— Start INFORMATION PROVIDED —
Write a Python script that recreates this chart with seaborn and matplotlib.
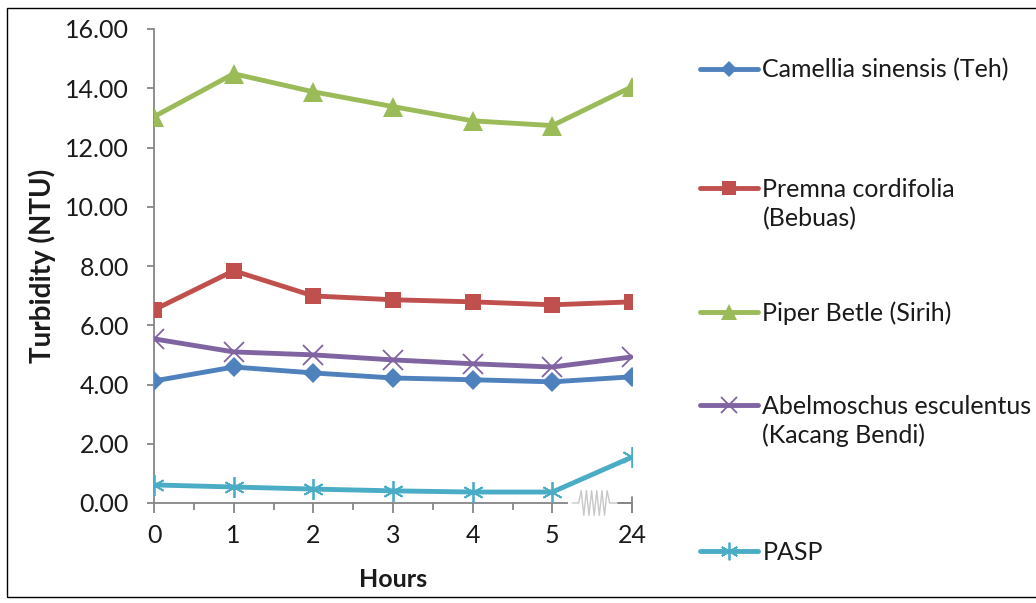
import numpy as np
import matplotlib
matplotlib.use("Agg")
import matplotlib.pyplot as plt
import matplotlib.transforms as mtransforms
import seaborn as sns
from matplotlib.lines import Line2D
from matplotlib.patches import Rectangle

# ---------------- data ----------------
hours = ["0", "1", "2", "3", "4", "5", "24"]
camellia = [4.12, 4.59, 4.39, 4.22, 4.16, 4.09, 4.26]
premna = [6.52, 7.84, 6.99, 6.86, 6.79, 6.69, 6.79]
piper = [13.04, 14.49, 13.88, 13.38, 12.90, 12.74, 14.05]
abelmoschus = [5.54, 5.10, 5.00, 4.83, 4.70, 4.59, 4.93]
pasp = [0.61, 0.54, 0.47, 0.41, 0.37, 0.37, 1.55]
series_names = ["Camellia sinensis (Teh)", "Premna cordifolia\n(Bebuas)",
                "Piper Betle (Sirih)", "Abelmoschus esculentus\n(Kacang Bendi)", "PASP"]
yticks = [0, 2, 4, 6, 8, 10, 12, 14, 16]

# ---------------- style ----------------
sns.set_theme(style="white")
plt.rcParams["font.family"] = ["Lato", "DejaVu Sans"]

colors = ["#4F81BD", "#C0504D", "#9BBB59", "#8064A2", "#4BACC6"]
markers = ["D", "s", "^", "x", (6, 2, 0)]
msizes = [10, 12, 14, 14, 15]
mews = [0, 0, 0, 1.3, 1.3]
axis_gray = "#868686"
text_col = "#1a1a1a"
FS = 18

fig = plt.figure(figsize=(10.36, 6.03), dpi=100)
ax = fig.add_axes([154 / 1036, 1 - 503 / 603, 478 / 1036, 474 / 603])

positions = np.arange(len(hours))
all_series = [camellia, premna, piper, abelmoschus, pasp]
for vals, c, m, s, mw in zip(all_series, colors, markers, msizes, mews):
    sns.lineplot(x=positions, y=vals, ax=ax, color=c, marker=m, markersize=s,
                 markeredgecolor=c, markerfacecolor=c, markeredgewidth=mw,
                 linewidth=3.5, legend=False, zorder=3)

ax.set_xlim(positions[0], positions[-1])
ax.set_ylim(yticks[0], yticks[-1])
ax.set_xticks(positions, hours)
ax.set_xticks(positions[:-2] + 0.5, minor=True)
ax.set_yticks(yticks, [f"{v:.2f}" for v in yticks])

for side in ["top", "right"]:
    ax.spines[side].set_visible(False)
for side in ["left", "bottom"]:
    ax.spines[side].set_color(axis_gray)
    ax.spines[side].set_linewidth(1.3)

ax.tick_params(axis="y", which="major", direction="out", length=5, width=1.3,
               color=axis_gray, labelsize=FS, labelcolor=text_col, pad=13, left=True)
ax.tick_params(axis="x", which="major", direction="out", length=7, width=1.3,
               color=axis_gray, labelsize=FS, labelcolor=text_col, pad=8, bottom=True)
ax.tick_params(axis="x", which="minor", direction="out", length=5, width=1.3,
               color=axis_gray, bottom=True)

ax.set_ylabel("Turbidity (NTU)", fontsize=20, fontweight="bold", color=text_col)
ax.yaxis.set_label_coords(-0.205, 0.50)
ax.set_xlabel("Hours", fontsize=18, fontweight="bold", color=text_col)
ax.xaxis.set_label_coords(0.5, -0.137)

# axis break symbol between 5 and 24
blend = mtransforms.blended_transform_factory(ax.transData, ax.transAxes)
ax.add_patch(Rectangle((5.2, -0.032), 0.63, 0.064, transform=blend,
                       facecolor="white", edgecolor="none", clip_on=False, zorder=2.7))
nz = 13
zx = np.concatenate([[5.25], np.linspace(5.33, 5.72, nz), [5.82]])
zy = np.concatenate([[0], np.where(np.arange(nz) % 2 == 0, -0.026, 0.026), [0]])
zy[1] = 0
zy[-2] = 0
ax.plot(zx, zy, transform=blend, color="#C8C8C8", lw=1.0, clip_on=False, zorder=2.8)
ax.plot([5.82, 6.0], [0, 0], transform=blend, color=axis_gray, lw=1.3,
        clip_on=False, zorder=2.8)
ax.plot([6.0, 6.0], [-0.018, 0.012], transform=blend, color=axis_gray, lw=1.3,
        clip_on=False, zorder=2.8)

# legend (one block per series, handle on first text line)
handle_y = [68, 188, 311, 405, 551]
for name, c, m, s, mw, hy in zip(series_names, colors, markers, msizes, mews, handle_y):
    lines = name.split("\n")
    handles = [Line2D([], [], color=c, marker=m, markersize=s * 0.85, lw=3.5,
                      markeredgecolor=c, markerfacecolor=c, markeredgewidth=mw)]
    handles += [Line2D([], [], linestyle="none")] * (len(lines) - 1)
    fig.legend(handles, lines, loc="upper left",
               bbox_to_anchor=(700 / 1036, 1 - (hy - 10) / 603),
               bbox_transform=fig.transFigure, frameon=False, fontsize=FS,
               handlelength=2.3, handletextpad=0.2, labelspacing=0.22,
               borderpad=0, borderaxespad=0, labelcolor=text_col)

# outer frame
fig.add_artist(Rectangle((7 / 1036, 6 / 603), 1.2, (597 - 8) / 603,
                         transform=fig.transFigure, fill=False,
                         edgecolor="black", lw=1.0))

fig.savefig("out.png", dpi=100)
— End INFORMATION PROVIDED —
** TO BE DONE **
Set down the material above as is, without any pictures.

** OUTPUT BELOW **
Write a Python script that recreates this chart with seaborn and matplotlib.
import numpy as np
import matplotlib
matplotlib.use("Agg")
import matplotlib.pyplot as plt
import matplotlib.transforms as mtransforms
import seaborn as sns
from matplotlib.lines import Line2D
from matplotlib.patches import Rectangle

# ---------------- data ----------------
hours = ["0", "1", "2", "3", "4", "5", "24"]
camellia = [4.12, 4.59, 4.39, 4.22, 4.16, 4.09, 4.26]
premna = [6.52, 7.84, 6.99, 6.86, 6.79, 6.69, 6.79]
piper = [13.04, 14.49, 13.88, 13.38, 12.90, 12.74, 14.05]
abelmoschus = [5.54, 5.10, 5.00, 4.83, 4.70, 4.59, 4.93]
pasp = [0.61, 0.54, 0.47, 0.41, 0.37, 0.37, 1.55]
series_names = ["Camellia sinensis (Teh)", "Premna cordifolia\n(Bebuas)",
                "Piper Betle (Sirih)", "Abelmoschus esculentus\n(Kacang Bendi)", "PASP"]
yticks = [0, 2, 4, 6, 8, 10, 12, 14, 16]

# ---------------- style ----------------
sns.set_theme(style="white")
plt.rcParams["font.family"] = ["Lato", "DejaVu Sans"]

colors = ["#4F81BD", "#C0504D", "#9BBB59", "#8064A2", "#4BACC6"]
markers = ["D", "s", "^", "x", (6, 2, 0)]
msizes = [10, 12, 14, 14, 15]
mews = [0, 0, 0, 1.3, 1.3]
axis_gray = "#868686"
text_col = "#1a1a1a"
FS = 18

fig = plt.figure(figsize=(10.36, 6.03), dpi=100)
ax = fig.add_axes([154 / 1036, 1 - 503 / 603, 478 / 1036, 474 / 603])

positions = np.arange(len(hours))
all_series = [camellia, premna, piper, abelmoschus, pasp]
for vals, c, m, s, mw in zip(all_series, colors, markers, msizes, mews):
    sns.lineplot(x=positions, y=vals, ax=ax, color=c, marker=m, markersize=s,
                 markeredgecolor=c, markerfacecolor=c, markeredgewidth=mw,
                 linewidth=3.5, legend=False, zorder=3)

ax.set_xlim(positions[0], positions[-1])
ax.set_ylim(yticks[0], yticks[-1])
ax.set_xticks(positions, hours)
ax.set_xticks(positions[:-2] + 0.5, minor=True)
ax.set_yticks(yticks, [f"{v:.2f}" for v in yticks])

for side in ["top", "right"]:
    ax.spines[side].set_visible(False)
for side in ["left", "bottom"]:
    ax.spines[side].set_color(axis_gray)
    ax.spines[side].set_linewidth(1.3)

ax.tick_params(axis="y", which="major", direction="out", length=5, width=1.3,
               color=axis_gray, labelsize=FS, labelcolor=text_col, pad=13, left=True)
ax.tick_params(axis="x", which="major", direction="out", length=7, width=1.3,
               color=axis_gray, labelsize=FS, labelcolor=text_col, pad=8, bottom=True)
ax.tick_params(axis="x", which="minor", direction="out", length=5, width=1.3,
               color=axis_gray, bottom=True)

ax.set_ylabel("Turbidity (NTU)", fontsize=20, fontweight="bold", color=text_col)
ax.yaxis.set_label_coords(-0.205, 0.50)
ax.set_xlabel("Hours", fontsize=18, fontweight="bold", color=text_col)
ax.xaxis.set_label_coords(0.5, -0.137)

# axis break symbol between 5 and 24
blend = mtransforms.blended_transform_factory(ax.transData, ax.transAxes)
ax.add_patch(Rectangle((5.2, -0.032), 0.63, 0.064, transform=blend,
                       facecolor="white", edgecolor="none", clip_on=False, zorder=2.7))
nz = 13
zx = np.concatenate([[5.25], np.linspace(5.33, 5.72, nz), [5.82]])
zy = np.concatenate([[0], np.where(np.arange(nz) % 2 == 0, -0.026, 0.026), [0]])
zy[1] = 0
zy[-2] = 0
ax.plot(zx, zy, transform=blend, color="#C8C8C8", lw=1.0, clip_on=False, zorder=2.8)
ax.plot([5.82, 6.0], [0, 0], transform=blend, color=axis_gray, lw=1.3,
        clip_on=False, zorder=2.8)
ax.plot([6.0, 6.0], [-0.018, 0.012], transform=blend, color=axis_gray, lw=1.3,
        clip_on=False, zorder=2.8)

# legend (one block per series, handle on first text line)
handle_y = [68, 188, 311, 405, 551]
for name, c, m, s, mw, hy in zip(series_names, colors, markers, msizes, mews, handle_y):
    lines = name.split("\n")
    handles = [Line2D([], [], color=c, marker=m, markersize=s * 0.85, lw=3.5,
                      markeredgecolor=c, markerfacecolor=c, markeredgewidth=mw)]
    handles += [Line2D([], [], linestyle="none")] * (len(lines) - 1)
    fig.legend(handles, lines, loc="upper left",
               bbox_to_anchor=(700 / 1036, 1 - (hy - 10) / 603),
               bbox_transform=fig.transFigure, frameon=False, fontsize=FS,
               handlelength=2.3, handletextpad=0.2, labelspacing=0.22,
               borderpad=0, borderaxespad=0, labelcolor=text_col)

# outer frame
fig.add_artist(Rectangle((7 / 1036, 6 / 603), 1.2, (597 - 8) / 603,
                         transform=fig.transFigure, fill=False,
                         edgecolor="black", lw=1.0))

fig.savefig("out.png", dpi=100)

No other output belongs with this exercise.